不过,也有一些物质条件很好的省市级大团的排练厅则显得冷冷清清,我原准备在某剧团开排一部原创话剧,已然考虑到该剧团因为春节和疫情已有四五个月没有演出与排练,然而没想到因为没有做好“复功”阶段,相当多演员的创作状态甚至不如在剧团实习的艺术院校学生。只得让他们先进行相应的小品编创与体验生活。其实话剧演出虽不如戏曲和舞蹈一般有着稍显刻板的程式训练与衡量标准,但自己的内涵功课与身体展现能力培养不可或缺。数年前笔者有幸负责上海国际电影节开幕式《向莎翁致敬》节目的排演,准时到达剧院时,演员焦晃老师已经在舞台上走位试音一个多小时,在排演中更是得知他为了台词表达的准确性特意请教了两位翻译家。可见老艺术家为这不满十分钟的演出做了多少的功课,为以最好的姿态展现给观众做了一生的自律与准备。

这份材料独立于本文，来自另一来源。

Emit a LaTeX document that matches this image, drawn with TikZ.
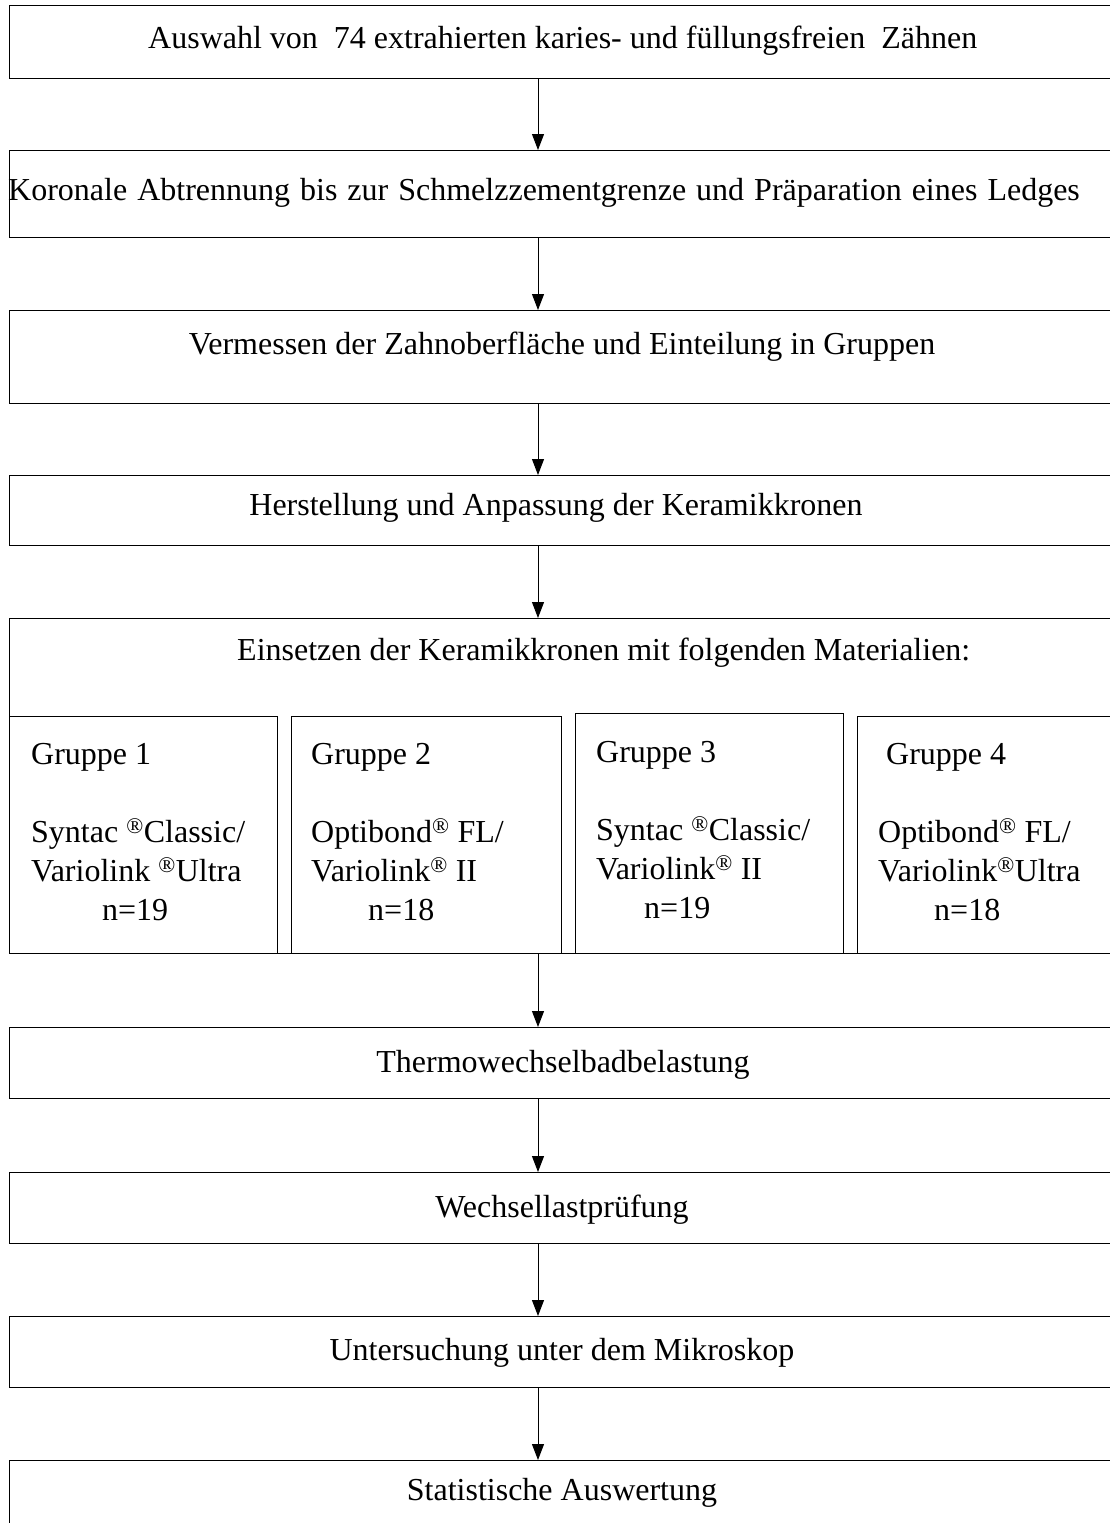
\documentclass[tikz,border=0pt]{standalone}
\usepackage{fontspec}
\setmainfont{Liberation Serif}
\usetikzlibrary{arrows.meta}
\newcommand{\reg}{\textsuperscript{\textregistered}}

\begin{document}
\begin{tikzpicture}[x=1pt,y=-1pt,>={Triangle[length=16pt,width=12pt]},
    box/.style={draw,line width=1.3pt,anchor=north west,inner sep=0pt},
    txt/.style={inner sep=0pt,font=\fontsize{32pt}{39pt}\selectfont},
    grp/.style={txt,anchor=north west,align=left},
    arr/.style={->,line width=1pt}]
    \useasboundingbox(0,0)rectangle(1110,1523);
    \clip(0,0)rectangle(1110,1523);
    % frames
    \node[box,minimum width=1110pt,minimum height=73pt](f1)at(9,5){};
    \node[box,minimum width=1110pt,minimum height=87pt](f2)at(9,150){};
    \node[box,minimum width=1110pt,minimum height=93pt](f3)at(9,310){};
    \node[box,minimum width=1110pt,minimum height=70pt](f4)at(9,475){};
    \node[box,minimum width=1110pt,minimum height=335pt](f5)at(9,618){};
    \node[box,minimum width=1110pt,minimum height=71pt](f6)at(9,1027){};
    \node[box,minimum width=1110pt,minimum height=71pt](f7)at(9,1172){};
    \node[box,minimum width=1110pt,minimum height=71pt](f8)at(9,1316){};
    \node[box,minimum width=1110pt,minimum height=90pt](f9)at(9,1460){};
    % groups
    \node[box,minimum width=268pt,minimum height=237pt](g1)at(9,716){};
    \node[box,minimum width=270pt,minimum height=237pt](g2)at(291,716){};
    \node[box,minimum width=268pt,minimum height=240pt](g3)at(575,713){};
    \node[box,minimum width=270pt,minimum height=237pt](g4)at(857,716){};
    % texts
    \node[txt,anchor=west](t1)at(148,41){Auswahl von\ \ 74 extrahierten karies- und füllungsfreien\ \ Zähnen};
    \node[txt,anchor=west](t2)at(8,193){\spaceskip=10pt Koronale Abtrennung bis zur Schmelzzementgrenze und Präparation eines Ledges};
    \node[txt](t3)at(562,347){Vermessen der Zahnoberfläche und Einteilung in Gruppen};
    \node[txt](t4)at(556,508){Herstellung und Anpassung der Keramikkronen};
    \node[txt,anchor=west](t5)at(237,653){Einsetzen der Keramikkronen mit folgenden Materialien:};
    \node[txt](t6)at(563,1065){Thermowechselbadbelastung};
    \node[txt](t7)at(562,1210){Wechsellastprüfung};
    \node[txt](t8)at(562,1353){Untersuchung unter dem Mikroskop};
    \node[txt](t9)at(562,1493){Statistische Auswertung};
    \node[grp](l1)at(31,743){Gruppe 1\\[39pt]Syntac \reg Classic/\\Variolink \reg Ultra\\\hspace*{71pt}n=19};
    \node[grp](l2)at(311,743){Gruppe 2\\[39pt]Optibond\reg\ FL/\\Variolink\reg\ II\\\hspace*{57pt}n=18};
    \node[grp](l3)at(596,741){Gruppe 3\\[39pt]Syntac \reg Classic/\\Variolink\reg\ II\\\hspace*{48pt}n=19};
    \node[grp](l4)at(878,743){\hspace*{8pt}Gruppe 4\\[39pt]Optibond\reg\ FL/\\Variolink\reg Ultra\\\hspace*{56pt}n=18};
    % arrows
    \coordinate(ax)at(538,0);
    \draw[arr](f1.south-|ax)--(f2.north-|ax);
    \draw[arr](f2.south-|ax)--(f3.north-|ax);
    \draw[arr](f3.south-|ax)--(f4.north-|ax);
    \draw[arr](f4.south-|ax)--(f5.north-|ax);
    \draw[arr](f5.south-|ax)--(f6.north-|ax);
    \draw[arr](f6.south-|ax)--(f7.north-|ax);
    \draw[arr](f7.south-|ax)--(f8.north-|ax);
    \draw[arr](f8.south-|ax)--(f9.north-|ax);
\end{tikzpicture}
\end{document}
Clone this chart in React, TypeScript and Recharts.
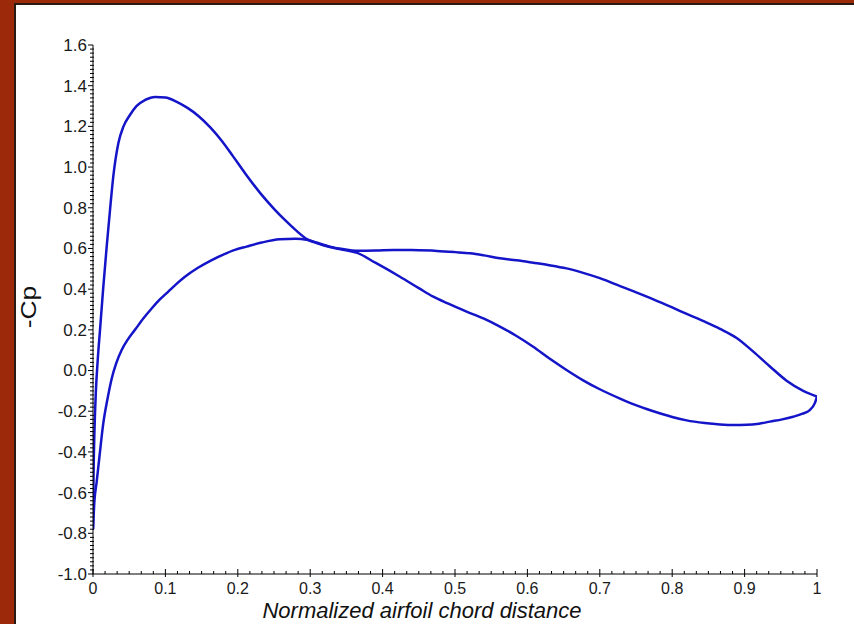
import React from 'react'
import { LineChart, Line, XAxis, YAxis } from 'recharts'

// chord position (x/c) and -Cp
const upperX = [0, 0.0008, 0.002, 0.004, 0.0065, 0.0097, 0.014, 0.0189, 0.0235, 0.028, 0.035, 0.042, 0.051, 0.06, 0.072, 0.086, 0.1, 0.115, 0.13, 0.146, 0.162, 0.178, 0.193, 0.21, 0.231, 0.25, 0.265, 0.28, 0.296, 0.31, 0.327, 0.345, 0.365, 0.39, 0.424, 0.45, 0.47, 0.49, 0.516, 0.54, 0.562, 0.585, 0.608, 0.63, 0.654, 0.677, 0.7, 0.728, 0.746, 0.774, 0.8, 0.82, 0.845, 0.866, 0.885, 0.903, 0.92, 0.935, 0.952, 0.967, 0.98, 0.99, 0.997, 1.0]
const upperCp = [-0.78, -0.5, -0.3, -0.1, 0.05, 0.2, 0.4, 0.609, 0.789, 0.953, 1.117, 1.199, 1.256, 1.3, 1.33, 1.345, 1.342, 1.322, 1.292, 1.25, 1.195, 1.128, 1.055, 0.97, 0.872, 0.795, 0.74, 0.69, 0.645, 0.625, 0.607, 0.594, 0.578, 0.53, 0.461, 0.405, 0.363, 0.33, 0.29, 0.255, 0.216, 0.17, 0.117, 0.06, 0.003, -0.048, -0.092, -0.138, -0.165, -0.2, -0.228, -0.245, -0.258, -0.265, -0.268, -0.267, -0.261, -0.251, -0.24, -0.227, -0.212, -0.194, -0.16, -0.128]

const lowerX = [0, 0.002, 0.005, 0.009, 0.0142, 0.02, 0.0258, 0.032, 0.0396, 0.048, 0.058, 0.07, 0.081, 0.092, 0.104, 0.115, 0.127, 0.145, 0.164, 0.18, 0.196, 0.212, 0.233, 0.258, 0.28, 0.295, 0.31, 0.327, 0.345, 0.364, 0.39, 0.415, 0.44, 0.475, 0.5, 0.521, 0.54, 0.562, 0.585, 0.608, 0.63, 0.654, 0.677, 0.7, 0.728, 0.746, 0.774, 0.8, 0.82, 0.845, 0.866, 0.889, 0.912, 0.935, 0.958, 0.981, 1.0]
const lowerCp = [-0.78, -0.64, -0.55, -0.42, -0.26, -0.14, -0.04, 0.035, 0.101, 0.152, 0.2, 0.258, 0.305, 0.348, 0.388, 0.425, 0.461, 0.505, 0.543, 0.57, 0.593, 0.609, 0.629, 0.645, 0.648, 0.643, 0.628, 0.609, 0.597, 0.589, 0.59, 0.593, 0.592, 0.588, 0.582, 0.576, 0.566, 0.552, 0.542, 0.53, 0.518, 0.502, 0.48, 0.454, 0.415, 0.39, 0.35, 0.31, 0.278, 0.24, 0.205, 0.16, 0.093, 0.02, -0.05, -0.1, -0.128]

const xMajor = [0, 0.1, 0.2, 0.3, 0.4, 0.5, 0.6, 0.7, 0.8, 0.9, 1]
const xLabels = ['0', '0.1', '0.2', '0.3', '0.4', '0.5', '0.6', '0.7', '0.8', '0.9', '1']
const yMajor = [-1.0, -0.8, -0.6, -0.4, -0.2, 0.0, 0.2, 0.4, 0.6, 0.8, 1.0, 1.2, 1.4, 1.6]
const yLabels = ['-1.0', '-0.8', '-0.6', '-0.4', '-0.2', '0.0', '0.2', '0.4', '0.6', '0.8', '1.0', '1.2', '1.4', '1.6']

// minor ticks: 6 per x interval, 10 per y interval
const xTicks = Array.from({ length: 61 }, (_, i) => i / 60)
const yTicks = Array.from({ length: 131 }, (_, i) => Math.round((-1 + i * 0.02) * 1000) / 1000)

const upperData = upperX.map((x, i) => ({ x, cp: upperCp[i] }))
const lowerData = lowerX.map((x, i) => ({ x, cp: lowerCp[i] }))

const FONT = '"Liberation Sans", Arial, sans-serif'
const BLUE = '#1414c8'

const XTick = (props: any) => {
  const { x, y, payload } = props
  const k = xMajor.findIndex(m => Math.abs(m - payload.value) < 1e-6)
  const major = k >= 0
  return (
    <g>
      <line x1={x} x2={x} y1={y - (major ? 5 : 3)} y2={y + (major ? 3 : 0)} stroke="#000" strokeWidth={1} />
      {major && (
        <text x={x} y={y + 20} textAnchor="middle" fontSize={16} fontFamily={FONT} fill="#1a1a1a">
          {xLabels[k]}
        </text>
      )}
    </g>
  )
}

const YTick = (props: any) => {
  const { x, y, payload } = props
  const k = yMajor.findIndex(m => Math.abs(m - payload.value) < 1e-6)
  const major = k >= 0
  return (
    <g>
      <line x1={x - (major ? 5 : 3)} x2={x + (major ? 0 : 1)} y1={y} y2={y} stroke="#000" strokeWidth={1} />
      {major && (
        <text x={x - 6} y={y} dy="0.35em" textAnchor="end" fontSize={17} fontFamily={FONT} fill="#1a1a1a">
          {yLabels[k]}
        </text>
      )}
    </g>
  )
}

export default function App() {
  return (
    <div style={{ position: 'fixed', left: 0, top: 0, width: 854, height: 624, background: '#9c2a0a', overflow: 'hidden', fontFamily: FONT }}>
      <div style={{ position: 'absolute', left: 14, top: 3, width: 840, height: 621, background: '#fff', borderLeft: '2px solid #2a1a14', borderTop: '2px solid #2a1a14', boxSizing: 'border-box' }} />
      <div style={{ position: 'absolute', left: 0, top: 0 }}>
        <LineChart width={854} height={624} margin={{ top: 45, right: 37, bottom: 20, left: 33 }}>
          <XAxis
            dataKey="x"
            type="number"
            domain={[0, 1]}
            ticks={xTicks}
            interval={0}
            tick={<XTick />}
            tickLine={false}
            tickSize={0}
            tickMargin={0}
            height={30}
            axisLine={{ stroke: '#000', strokeWidth: 1 }}
            allowDataOverflow
          />
          <YAxis
            type="number"
            domain={[-1, 1.6]}
            ticks={yTicks}
            interval={0}
            tick={<YTick />}
            tickLine={false}
            tickSize={0}
            tickMargin={0}
            width={60}
            axisLine={{ stroke: '#000', strokeWidth: 1 }}
            allowDataOverflow
          />
          <Line data={upperData} dataKey="cp" type="monotone" stroke={BLUE} strokeWidth={2.5} dot={false} isAnimationActive={false} />
          <Line data={lowerData} dataKey="cp" type="monotone" stroke={BLUE} strokeWidth={2.5} dot={false} isAnimationActive={false} />
        </LineChart>
      </div>
      <div style={{ position: 'absolute', left: 422, top: 598, transform: 'translateX(-50%)', whiteSpace: 'nowrap', fontFamily: FONT, fontStyle: 'italic', fontSize: 22, lineHeight: '26px', color: '#111' }}>
        Normalized airfoil chord distance
      </div>
      <div style={{ position: 'absolute', left: 29, top: 307, transform: 'translate(-50%, -50%) rotate(-90deg) scaleX(1.2)', whiteSpace: 'nowrap', fontFamily: FONT, fontSize: 22, lineHeight: '24px', color: '#111' }}>
        -Cp
      </div>
    </div>
  )
}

观众是最好的“考核官”。剧场暂时关闭,但院团的排练厅不仅不应关闭反而可以更为开放的姿态通过现代传播手段向观众展现自己的“复工”与“复功”成果。4月29日,上海歌舞团年度舞蹈演员考核首次开通线上直播,直播间里竟然涌入了突破200万的观众,其中有喜欢《永不消逝的电波》《朱鹮》的普通观众,也有“取经”的专业观众。没有华丽的灯光与服饰,但这些演员以“纯粹舞者”的身姿接受了观众的检视。
对艺术院团而言,出戏出人是最高任务。“复工”意味着正常的艺术生产的恢复,“复功”则是个体创作状态和集体创作生态的维护与提升,两者不可走形式主义或偏废,这次疫情是对院团和艺术家的一次“大考”。